Kiwanis tackles about 28 different projects in a year’s time. It’s all done for kids in and around the community, including the gift of hundreds of dictionaries to every third-grader in the local school district and four $1,000 scholarships to graduating seniors from Pinckney Community High School.

Funding better than two dozen service projects annually costs major bucks. I won’t bother listing the entire catalog of projects here. Suffice it to say they are all worthy of our time and effort. They all make a difference.

Hamburg is no longer the mom-and-pop community it was a generation ago. That’s why it’s more important than ever to seek out community-minded folks who are willing to make a difference.

The bucks needed to handle all these projects come from an annual golf outing. Several major donors have already set things on the road to success again this year.

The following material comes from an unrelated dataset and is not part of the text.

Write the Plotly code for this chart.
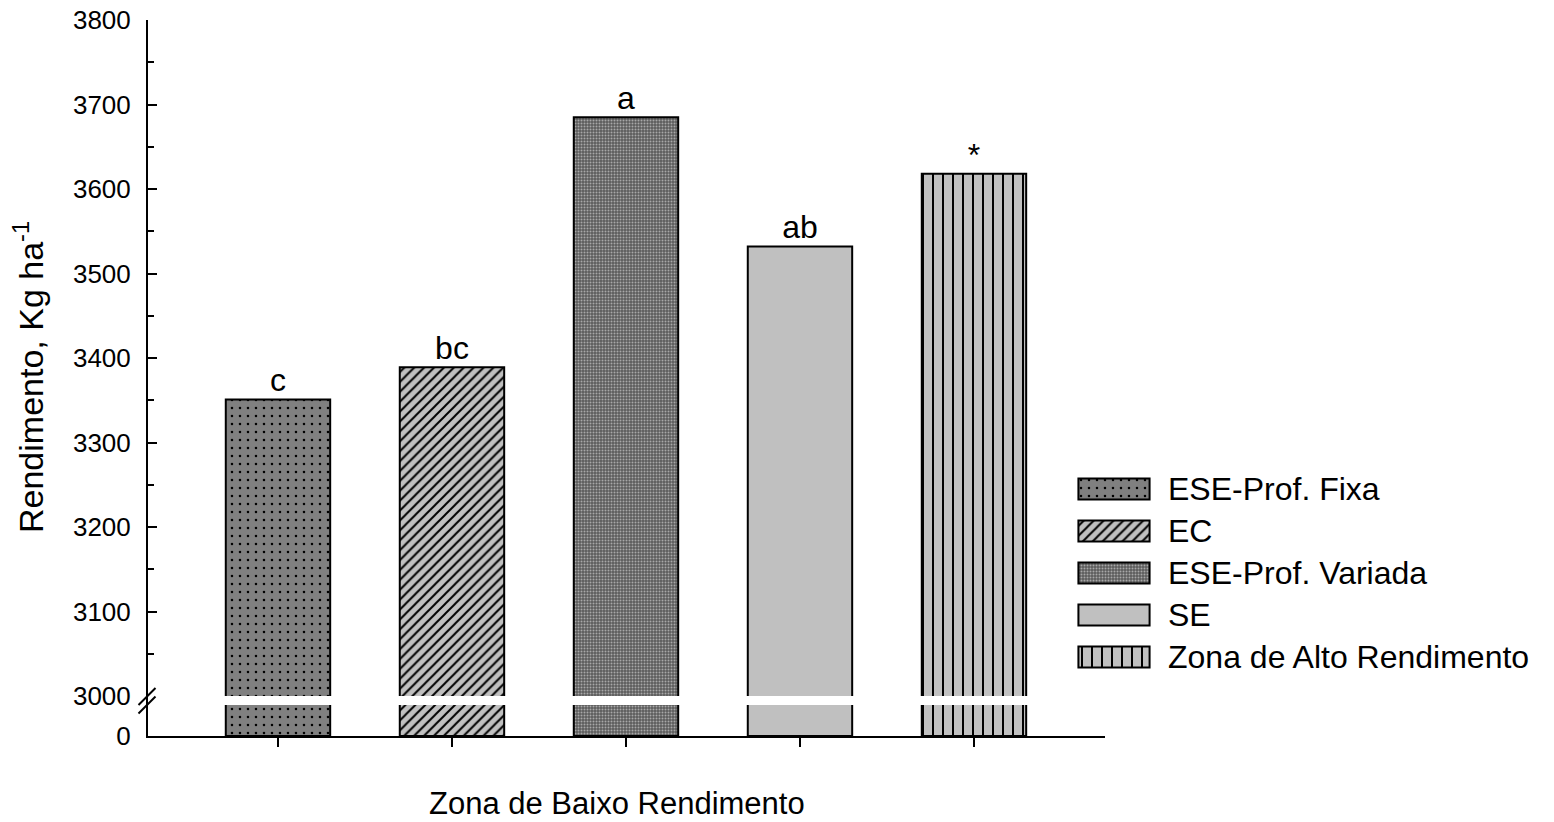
import plotly.graph_objects as go

# Treatments, mean yield and significance letters
categories = ["ESE-Prof. Fixa", "EC", "ESE-Prof. Variada", "SE", "Zona de Alto Rendimento"]
yield_kg_ha = [3351, 3389, 3685, 3532, 3618]
letters = ["c", "bc", "a", "ab", "*"]

# Fill style for each treatment
fill_colors = ["#808080", "#c0c0c0", "#5c5c5c", "#c0c0c0", "#c0c0c0"]
pattern_shapes = [".", "/", ".", "", "|"]
pattern_fg = ["#000000", "#000000", "#a8a8a8", "#000000", "#000000"]
pattern_size = [8, 7, 3, 8, 10]
pattern_solidity = [0.08, 0.28, 0.35, 0.1, 0.2]

y_ticks = list(range(3000, 3801, 100))

W, H = 1554, 822
FONT = "Liberation Sans, Arial, sans-serif"


def fx(p):
    return p / W


def fy(p):
    return 1 - p / H


# plot-area geometry (pixels)
X_LEFT, X_RIGHT = 148, 1105
Y_TOP, Y_BREAK_HI, Y_BREAK_LO, Y_BOTTOM = 20, 696, 705, 736


def bar_marker(i):
    pat = dict(shape=pattern_shapes[i], fillmode="replace")
    if pattern_shapes[i]:
        pat.update(fgcolor=pattern_fg[i], bgcolor=fill_colors[i], fgopacity=1,
                   size=pattern_size[i], solidity=pattern_solidity[i])
    return dict(color=fill_colors[i], line=dict(color="black", width=2), pattern=pat)


fig = go.Figure()

for i, (cat, val) in enumerate(zip(categories, yield_kg_ha)):
    # upper (3000-3800) segment
    fig.add_trace(go.Bar(x=[cat], y=[val], width=0.6, marker=bar_marker(i), name=cat,
                         xaxis="x", yaxis="y", showlegend=False, hoverinfo="skip"))
    # lower (0) segment below the break
    fig.add_trace(go.Bar(x=[cat], y=[val], width=0.6, marker=bar_marker(i), name=cat,
                         xaxis="x", yaxis="y2", showlegend=False, hoverinfo="skip"))
    # legend swatch
    fig.add_trace(go.Bar(x=[1], y=[cat], orientation="h", width=0.5, marker=bar_marker(i),
                         name=cat, xaxis="x3", yaxis="y3", showlegend=False, hoverinfo="skip"))

# significance letters
fig.add_trace(go.Scatter(x=categories, y=yield_kg_ha, mode="text", text=letters,
                         textposition="top center", cliponaxis=False,
                         textfont=dict(family=FONT, size=32, color="black"),
                         xaxis="x", yaxis="y", showlegend=False, hoverinfo="skip"))

axis_common = dict(showgrid=False, zeroline=False, showline=True, linecolor="black",
                   linewidth=2, fixedrange=True, automargin=False)

fig.update_layout(
    template="none",
    width=W, height=H,
    margin=dict(l=0, r=0, t=0, b=0, pad=0),
    paper_bgcolor="white", plot_bgcolor="white",
    barmode="overlay",
    showlegend=False,
    font=dict(family=FONT, color="black"),
    xaxis=dict(
        **axis_common,
        domain=[fx(X_LEFT), fx(X_RIGHT)],
        anchor="y2",
        type="category", categoryorder="array", categoryarray=categories,
        range=[-0.747, 4.753],
        ticks="outside", ticklen=9, tickwidth=2, tickcolor="black",
        showticklabels=False,
    ),
    yaxis=dict(
        **axis_common,
        domain=[fy(Y_BREAK_HI), fy(Y_TOP)],
        anchor="x",
        range=[3000, 3800],
        tickvals=y_ticks,
        ticks="inside", ticklen=9, tickwidth=2, tickcolor="black",
        minor=dict(ticks="inside", ticklen=6, tickwidth=2, tickcolor="black", dtick=50,
                   showgrid=False),
        tickfont=dict(family=FONT, size=26, color="black"),
        ticklabelstandoff=10,
    ),
    yaxis2=dict(
        **axis_common,
        domain=[fy(Y_BOTTOM), fy(Y_BREAK_LO)],
        anchor="x",
        range=[0, 36],
        tickvals=[0],
        ticks="inside", ticklen=9, tickwidth=2, tickcolor="black",
        tickfont=dict(family=FONT, size=26, color="black"),
        ticklabelstandoff=10,
    ),
    xaxis3=dict(domain=[fx(1077), fx(1151)], anchor="y3", range=[-0.02, 1.02],
                visible=False, fixedrange=True, automargin=False),
    yaxis3=dict(
        domain=[fy(678), fy(468)], anchor="x3",
        type="category", categoryorder="array", categoryarray=categories,
        range=[4.5, -0.5],
        side="right", showline=False, showgrid=False, zeroline=False, ticks="",
        tickfont=dict(family=FONT, size=32, color="black"),
        ticklabelstandoff=16, fixedrange=True, automargin=False,
    ),
)

# axis titles
fig.add_annotation(text="Rendimento, Kg ha<sup>-1</sup>", textangle=-90,
                   x=fx(29), y=fy(377), xref="paper", yref="paper",
                   xanchor="center", yanchor="middle",
                   showarrow=False, font=dict(family=FONT, size=34, color="black"))
fig.add_annotation(text="Zona de Baixo Rendimento",
                   x=fx(617), y=fy(803), xref="paper", yref="paper",
                   xanchor="center", yanchor="middle",
                   showarrow=False, font=dict(family=FONT, size=31, color="black"))

# y-axis continues through the break
fig.add_shape(type="line", xref="paper", yref="paper",
              x0=fx(X_LEFT - 1), x1=fx(X_LEFT - 1), y0=fy(Y_BREAK_HI), y1=fy(Y_BREAK_LO),
              line=dict(color="black", width=2))
# break marks "//"
y_mid = (Y_BREAK_HI + Y_BREAK_LO) / 2
for dy in (4, -4.5):
    fig.add_shape(type="line", xref="paper", yref="paper",
                  xsizemode="pixel", ysizemode="pixel",
                  xanchor=fx(X_LEFT - 1), yanchor=fy(y_mid),
                  x0=-8.5, x1=8.5, y0=dy - 8.5, y1=dy + 8.5,
                  line=dict(color="black", width=2))

fig.write_html("out.html")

The theme for this year’s golf outing is “VOTE—for kids 2008.” It is, after all, an election year.
If you haven’t participated in your full quota of golf outings yet this summer, you’d surely be welcome to join the Kiwanis Club of Hamburg at Whispering Pines Golf Club on July 25.

It’s guaranteed that your participation will make a difference in more ways than you might have imagined.

Someone reading about the Kiwanis Corner will surely wonder about another large sign on an adjacent corner. The other sign proclaims Hamburg to be “The Kohlrabi Capital of the World.”

I could share with you the little bit I know about that other sign. But I can safely say—and swear to it—that I have no idea who erected that other sign. It simply appeared there one day about 25 years ago. Honestly!